State lawmakers are looking to do away with Wisconsin’s personal property tax.
Republican state Senator Duey Stroebel (R-Saukville) is sponsoring legislation to eliminate what he says is a relic of the state’s tax code that unfairly targets small businesses.
“Before the technology and infrastructure existed for the administration of an income tax, sales tax, corporate tax, and many other excise taxes and fees, the property tax was the only realistic revenue source government had,” Stroebel told a legislative committee on Wednesday.
Lawmakers heard from a long line of small business owners, who testified on how the tax has made it difficult for them to do business, since they often have to come up with a value to apply to used equipment.

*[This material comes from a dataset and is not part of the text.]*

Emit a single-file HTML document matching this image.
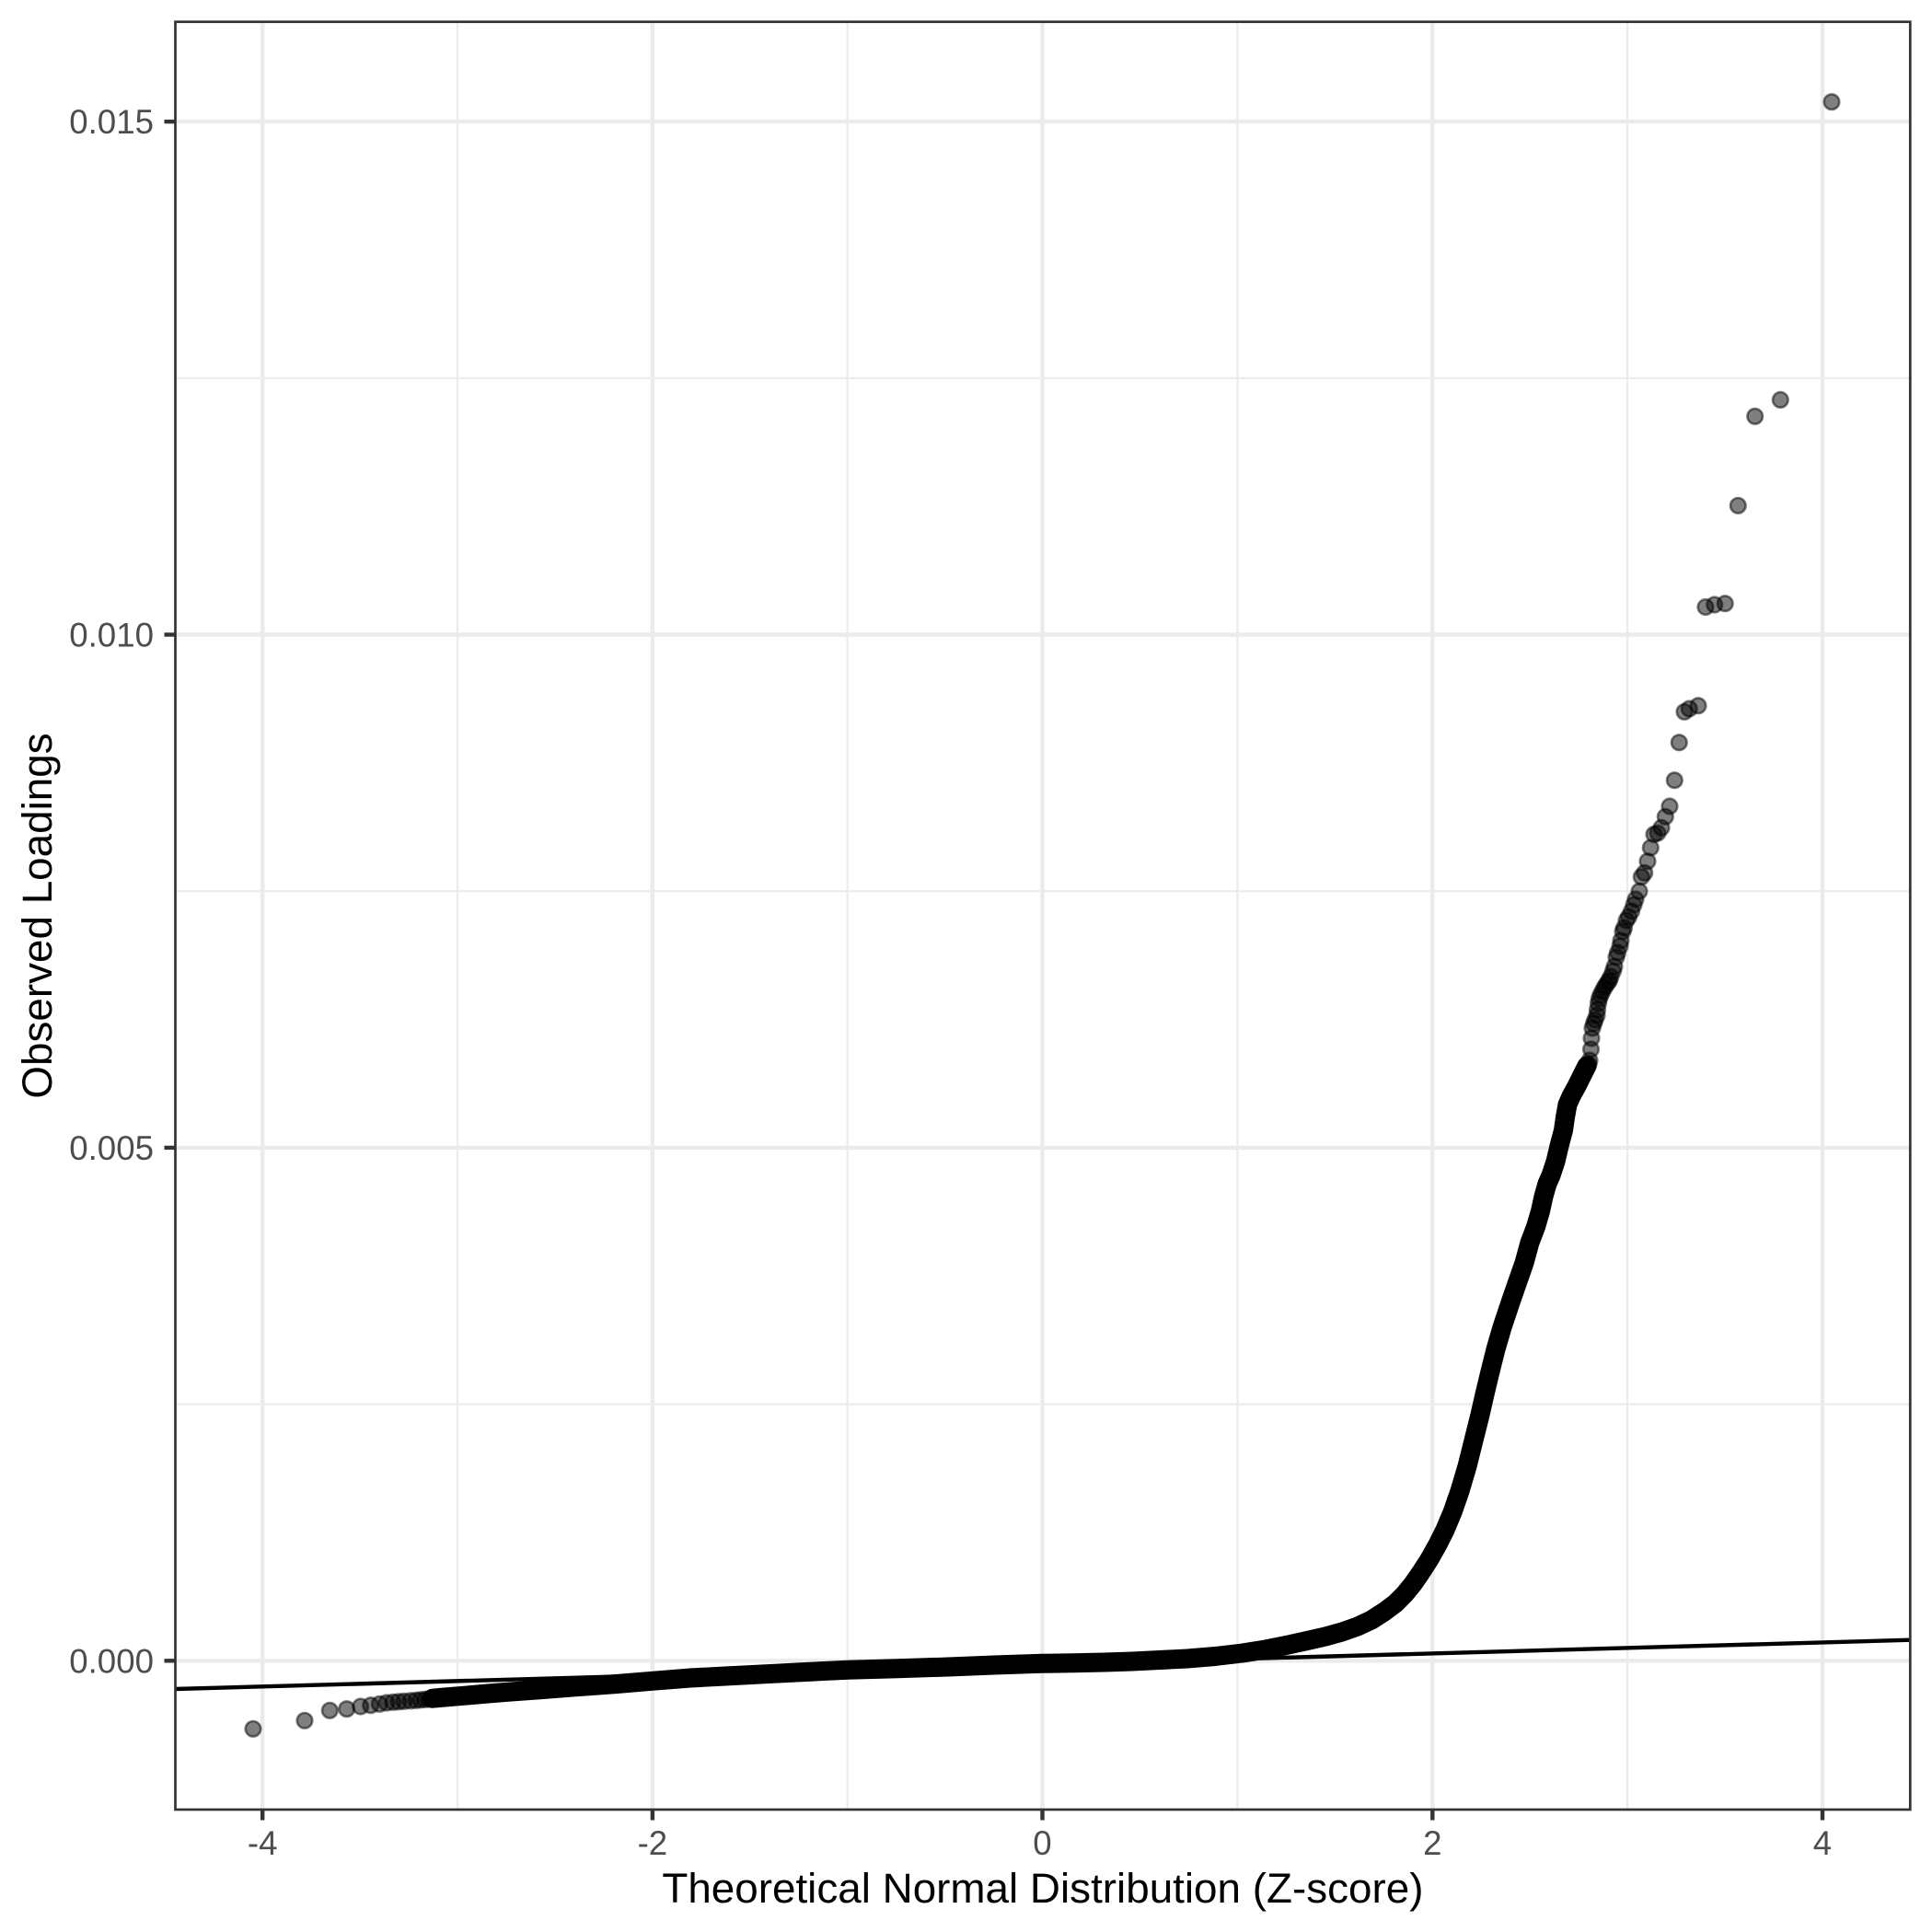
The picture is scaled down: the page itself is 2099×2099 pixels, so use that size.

Bud Styer with the Wisconsin Campground Association, who operates 16 parks in the state, said the tax is “all over the board” across the state, and they’ve watched as personal homes, computers, and other items have been exempted. “The pie that used to be a whole pie is now just a sliver,” he said.
It’s estimated eliminating the tax would reduce state revenues by about $261 million, and Democrats on the committee questioned how that might impact state finances. While Stroebel said the legislature’s budget committee would determine cuts in state spending to help cover the lost revenue, Sen. Janis Ringhand (D-Evansville) said there needs to be more transparency on what those cuts might look like.
“I don’t want to see more cuts to education, we certainly can’t afford more cuts to education,” Ringhand said. “We have a lot of areas where we’re struggling right now, and I’d rather have a stronger answer as to where the money’s going to come from.”